Exercise directions => From the listing, collect all lines containing the word "image".

Exercise inputs =>

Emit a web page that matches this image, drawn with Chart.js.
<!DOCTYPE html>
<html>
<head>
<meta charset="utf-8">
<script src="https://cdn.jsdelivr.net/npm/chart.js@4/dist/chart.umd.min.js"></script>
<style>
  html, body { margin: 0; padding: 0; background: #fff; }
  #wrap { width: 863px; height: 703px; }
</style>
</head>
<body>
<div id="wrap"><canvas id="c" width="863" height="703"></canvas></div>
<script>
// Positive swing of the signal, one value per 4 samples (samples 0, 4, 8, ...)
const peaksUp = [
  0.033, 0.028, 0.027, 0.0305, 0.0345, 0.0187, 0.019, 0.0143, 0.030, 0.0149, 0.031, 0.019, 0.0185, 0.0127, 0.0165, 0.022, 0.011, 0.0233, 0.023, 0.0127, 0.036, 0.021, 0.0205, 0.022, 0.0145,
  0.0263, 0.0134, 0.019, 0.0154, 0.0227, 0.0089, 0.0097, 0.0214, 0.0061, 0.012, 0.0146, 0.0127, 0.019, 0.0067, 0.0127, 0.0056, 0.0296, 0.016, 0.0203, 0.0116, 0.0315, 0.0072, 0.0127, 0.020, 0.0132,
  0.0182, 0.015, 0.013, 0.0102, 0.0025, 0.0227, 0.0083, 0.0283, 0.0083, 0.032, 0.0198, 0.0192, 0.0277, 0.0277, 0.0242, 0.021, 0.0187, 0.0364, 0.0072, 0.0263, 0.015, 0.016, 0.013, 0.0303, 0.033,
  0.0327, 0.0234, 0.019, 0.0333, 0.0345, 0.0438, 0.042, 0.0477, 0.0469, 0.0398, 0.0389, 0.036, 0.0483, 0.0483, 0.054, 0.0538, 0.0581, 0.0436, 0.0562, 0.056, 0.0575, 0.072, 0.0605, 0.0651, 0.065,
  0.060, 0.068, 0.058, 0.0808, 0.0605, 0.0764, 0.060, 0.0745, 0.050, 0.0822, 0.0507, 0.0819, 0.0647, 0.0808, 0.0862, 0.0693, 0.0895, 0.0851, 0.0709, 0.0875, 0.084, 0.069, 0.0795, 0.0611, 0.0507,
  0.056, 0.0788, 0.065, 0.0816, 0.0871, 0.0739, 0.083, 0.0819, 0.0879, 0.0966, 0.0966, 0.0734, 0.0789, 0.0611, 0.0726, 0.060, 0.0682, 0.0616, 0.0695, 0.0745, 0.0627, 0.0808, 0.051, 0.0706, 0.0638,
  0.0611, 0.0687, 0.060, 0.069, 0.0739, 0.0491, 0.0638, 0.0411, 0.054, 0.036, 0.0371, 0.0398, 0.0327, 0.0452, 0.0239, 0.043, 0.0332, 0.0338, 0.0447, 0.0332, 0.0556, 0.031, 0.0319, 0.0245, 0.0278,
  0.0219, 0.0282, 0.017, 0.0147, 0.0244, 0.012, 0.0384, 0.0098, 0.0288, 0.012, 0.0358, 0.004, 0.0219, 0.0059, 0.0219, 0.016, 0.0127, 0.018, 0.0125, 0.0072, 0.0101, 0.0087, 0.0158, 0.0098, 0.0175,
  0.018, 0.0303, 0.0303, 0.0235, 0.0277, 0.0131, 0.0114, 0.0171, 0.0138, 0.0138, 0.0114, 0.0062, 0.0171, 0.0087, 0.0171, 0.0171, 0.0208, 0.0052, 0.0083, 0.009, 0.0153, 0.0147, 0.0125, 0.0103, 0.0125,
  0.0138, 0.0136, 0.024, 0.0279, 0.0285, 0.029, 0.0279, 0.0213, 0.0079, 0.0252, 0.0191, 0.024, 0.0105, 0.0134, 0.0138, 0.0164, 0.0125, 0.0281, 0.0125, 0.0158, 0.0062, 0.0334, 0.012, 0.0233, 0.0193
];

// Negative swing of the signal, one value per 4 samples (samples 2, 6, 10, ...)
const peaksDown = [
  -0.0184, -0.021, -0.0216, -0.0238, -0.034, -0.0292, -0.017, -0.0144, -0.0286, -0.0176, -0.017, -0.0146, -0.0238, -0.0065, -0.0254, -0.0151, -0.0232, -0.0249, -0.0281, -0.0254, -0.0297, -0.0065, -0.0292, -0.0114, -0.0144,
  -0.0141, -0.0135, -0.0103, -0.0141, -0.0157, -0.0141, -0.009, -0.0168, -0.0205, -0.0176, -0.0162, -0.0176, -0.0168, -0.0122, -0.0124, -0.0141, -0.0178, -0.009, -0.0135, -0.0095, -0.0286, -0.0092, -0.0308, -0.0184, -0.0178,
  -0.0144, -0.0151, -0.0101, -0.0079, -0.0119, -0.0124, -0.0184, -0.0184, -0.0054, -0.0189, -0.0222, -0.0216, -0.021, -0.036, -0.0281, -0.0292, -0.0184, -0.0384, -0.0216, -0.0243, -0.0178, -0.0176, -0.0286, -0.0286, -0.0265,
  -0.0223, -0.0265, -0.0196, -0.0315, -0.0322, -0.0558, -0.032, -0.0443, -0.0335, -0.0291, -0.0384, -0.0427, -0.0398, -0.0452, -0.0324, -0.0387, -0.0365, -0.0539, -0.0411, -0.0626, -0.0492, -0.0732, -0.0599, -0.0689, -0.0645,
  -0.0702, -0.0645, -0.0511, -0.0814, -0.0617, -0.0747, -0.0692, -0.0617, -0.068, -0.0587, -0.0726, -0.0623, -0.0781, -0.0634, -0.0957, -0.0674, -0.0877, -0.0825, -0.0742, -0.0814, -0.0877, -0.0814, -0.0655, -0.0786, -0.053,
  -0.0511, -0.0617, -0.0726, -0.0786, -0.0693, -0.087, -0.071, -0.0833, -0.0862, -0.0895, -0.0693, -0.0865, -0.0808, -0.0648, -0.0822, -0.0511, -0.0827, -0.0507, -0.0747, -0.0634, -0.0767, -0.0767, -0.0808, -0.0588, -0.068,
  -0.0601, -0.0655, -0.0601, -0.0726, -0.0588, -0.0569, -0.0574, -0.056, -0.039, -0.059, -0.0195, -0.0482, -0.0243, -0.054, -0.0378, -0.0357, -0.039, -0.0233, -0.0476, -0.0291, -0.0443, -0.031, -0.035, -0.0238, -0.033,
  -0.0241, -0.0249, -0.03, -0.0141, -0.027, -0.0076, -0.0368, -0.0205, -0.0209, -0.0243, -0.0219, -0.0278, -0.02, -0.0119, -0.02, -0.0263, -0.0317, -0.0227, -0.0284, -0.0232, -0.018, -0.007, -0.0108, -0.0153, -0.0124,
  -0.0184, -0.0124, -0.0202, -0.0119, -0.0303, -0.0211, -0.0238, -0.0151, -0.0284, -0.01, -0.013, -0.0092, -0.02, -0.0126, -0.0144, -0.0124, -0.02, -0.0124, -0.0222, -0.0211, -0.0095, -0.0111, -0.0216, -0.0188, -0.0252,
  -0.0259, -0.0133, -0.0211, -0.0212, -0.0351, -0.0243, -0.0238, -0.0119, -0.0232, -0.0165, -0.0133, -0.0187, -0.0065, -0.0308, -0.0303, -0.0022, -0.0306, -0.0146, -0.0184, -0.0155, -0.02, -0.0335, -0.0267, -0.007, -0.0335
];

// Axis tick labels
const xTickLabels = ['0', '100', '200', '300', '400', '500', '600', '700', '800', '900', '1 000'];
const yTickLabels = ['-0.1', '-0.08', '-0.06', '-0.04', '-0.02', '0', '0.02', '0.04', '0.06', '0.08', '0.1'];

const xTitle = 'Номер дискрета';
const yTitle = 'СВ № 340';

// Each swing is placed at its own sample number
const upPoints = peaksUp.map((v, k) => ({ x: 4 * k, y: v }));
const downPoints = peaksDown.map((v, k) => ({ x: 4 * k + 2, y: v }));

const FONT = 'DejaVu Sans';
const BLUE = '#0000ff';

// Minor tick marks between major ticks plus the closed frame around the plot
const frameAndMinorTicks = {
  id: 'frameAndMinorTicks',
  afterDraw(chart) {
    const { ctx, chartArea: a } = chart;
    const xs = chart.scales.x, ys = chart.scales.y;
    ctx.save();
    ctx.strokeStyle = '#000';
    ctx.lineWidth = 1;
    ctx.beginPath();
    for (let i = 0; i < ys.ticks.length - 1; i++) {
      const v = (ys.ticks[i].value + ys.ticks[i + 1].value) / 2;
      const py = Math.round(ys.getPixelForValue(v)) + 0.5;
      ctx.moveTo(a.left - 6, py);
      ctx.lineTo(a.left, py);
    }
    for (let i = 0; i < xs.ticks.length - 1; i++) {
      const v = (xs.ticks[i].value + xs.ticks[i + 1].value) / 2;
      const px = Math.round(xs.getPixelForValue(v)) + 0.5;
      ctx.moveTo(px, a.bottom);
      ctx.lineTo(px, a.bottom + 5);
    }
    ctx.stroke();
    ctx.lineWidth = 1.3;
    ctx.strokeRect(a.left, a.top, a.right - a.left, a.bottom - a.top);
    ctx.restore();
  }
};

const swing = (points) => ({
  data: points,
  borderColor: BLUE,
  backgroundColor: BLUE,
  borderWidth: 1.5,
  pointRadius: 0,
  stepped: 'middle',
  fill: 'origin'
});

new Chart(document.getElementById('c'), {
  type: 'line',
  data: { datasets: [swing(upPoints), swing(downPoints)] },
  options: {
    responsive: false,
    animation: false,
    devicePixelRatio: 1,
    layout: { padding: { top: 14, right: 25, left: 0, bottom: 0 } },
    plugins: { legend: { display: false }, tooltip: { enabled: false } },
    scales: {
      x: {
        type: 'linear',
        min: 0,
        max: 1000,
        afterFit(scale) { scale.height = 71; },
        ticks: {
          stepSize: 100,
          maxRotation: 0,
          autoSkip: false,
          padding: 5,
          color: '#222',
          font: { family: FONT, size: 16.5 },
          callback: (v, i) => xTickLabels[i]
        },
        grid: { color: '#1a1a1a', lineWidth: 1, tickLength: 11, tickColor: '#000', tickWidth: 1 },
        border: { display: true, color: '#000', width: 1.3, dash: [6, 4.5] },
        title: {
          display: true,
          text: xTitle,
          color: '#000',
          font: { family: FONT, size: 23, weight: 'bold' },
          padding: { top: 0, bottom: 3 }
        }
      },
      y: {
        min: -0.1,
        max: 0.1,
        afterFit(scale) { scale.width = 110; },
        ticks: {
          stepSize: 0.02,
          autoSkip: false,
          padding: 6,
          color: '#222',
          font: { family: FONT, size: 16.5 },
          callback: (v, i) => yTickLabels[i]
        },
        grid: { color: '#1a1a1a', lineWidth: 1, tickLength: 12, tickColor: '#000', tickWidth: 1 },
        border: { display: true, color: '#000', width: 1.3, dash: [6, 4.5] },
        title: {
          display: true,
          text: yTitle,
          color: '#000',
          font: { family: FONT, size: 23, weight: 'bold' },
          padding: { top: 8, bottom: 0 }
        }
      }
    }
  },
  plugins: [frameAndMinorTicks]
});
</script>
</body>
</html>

...

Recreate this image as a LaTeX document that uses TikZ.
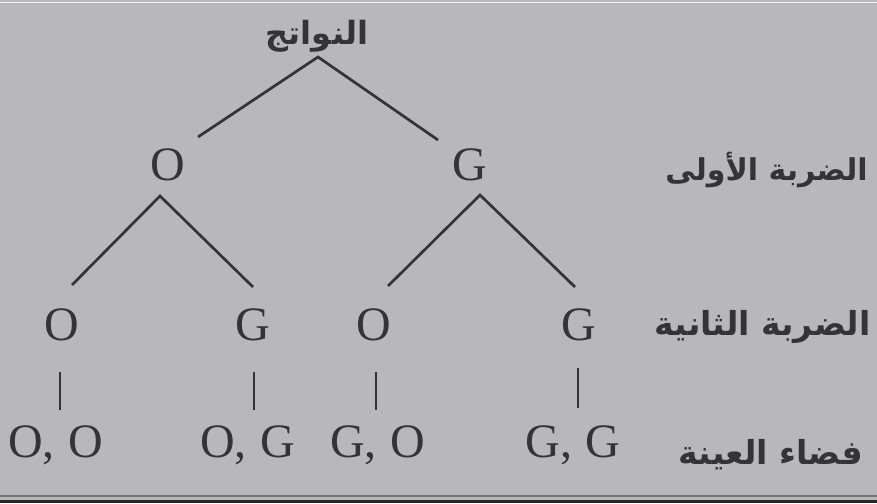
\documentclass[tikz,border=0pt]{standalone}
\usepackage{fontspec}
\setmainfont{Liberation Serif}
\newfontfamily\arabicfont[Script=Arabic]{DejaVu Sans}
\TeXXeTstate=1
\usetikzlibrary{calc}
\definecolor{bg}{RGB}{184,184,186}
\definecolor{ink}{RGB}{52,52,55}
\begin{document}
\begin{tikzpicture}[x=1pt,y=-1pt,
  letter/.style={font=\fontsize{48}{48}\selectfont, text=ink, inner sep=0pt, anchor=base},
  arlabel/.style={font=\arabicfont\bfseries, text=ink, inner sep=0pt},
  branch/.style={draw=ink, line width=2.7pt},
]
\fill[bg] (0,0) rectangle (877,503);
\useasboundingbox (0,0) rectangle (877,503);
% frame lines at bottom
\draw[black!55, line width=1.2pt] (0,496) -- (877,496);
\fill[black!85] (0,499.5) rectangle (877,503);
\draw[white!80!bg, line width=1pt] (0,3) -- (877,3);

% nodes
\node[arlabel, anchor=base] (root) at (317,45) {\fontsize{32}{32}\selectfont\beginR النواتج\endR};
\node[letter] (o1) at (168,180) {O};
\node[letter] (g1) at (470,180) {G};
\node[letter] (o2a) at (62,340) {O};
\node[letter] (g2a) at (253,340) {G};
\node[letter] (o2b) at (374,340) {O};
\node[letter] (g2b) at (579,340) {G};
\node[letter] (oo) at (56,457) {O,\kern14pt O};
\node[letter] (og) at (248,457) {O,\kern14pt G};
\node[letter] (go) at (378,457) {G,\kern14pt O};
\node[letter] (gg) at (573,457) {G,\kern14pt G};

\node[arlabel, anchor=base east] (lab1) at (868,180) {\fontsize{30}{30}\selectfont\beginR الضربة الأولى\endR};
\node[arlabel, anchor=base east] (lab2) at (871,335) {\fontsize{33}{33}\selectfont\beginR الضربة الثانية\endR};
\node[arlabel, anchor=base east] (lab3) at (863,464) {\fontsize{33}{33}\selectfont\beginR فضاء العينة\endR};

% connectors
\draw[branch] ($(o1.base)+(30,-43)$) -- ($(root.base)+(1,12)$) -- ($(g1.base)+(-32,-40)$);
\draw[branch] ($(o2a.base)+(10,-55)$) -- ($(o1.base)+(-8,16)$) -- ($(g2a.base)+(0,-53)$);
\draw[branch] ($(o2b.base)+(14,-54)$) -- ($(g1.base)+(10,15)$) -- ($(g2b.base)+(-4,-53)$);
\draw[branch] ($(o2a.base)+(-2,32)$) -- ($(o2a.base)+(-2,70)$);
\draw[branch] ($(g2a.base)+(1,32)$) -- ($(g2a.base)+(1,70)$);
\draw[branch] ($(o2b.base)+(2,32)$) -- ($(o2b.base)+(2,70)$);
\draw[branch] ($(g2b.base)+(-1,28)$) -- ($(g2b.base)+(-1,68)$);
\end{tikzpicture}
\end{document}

Written solution =>
Emit a web page that matches this image, drawn with Chart.js.
Recreate this image as a LaTeX document that uses TikZ.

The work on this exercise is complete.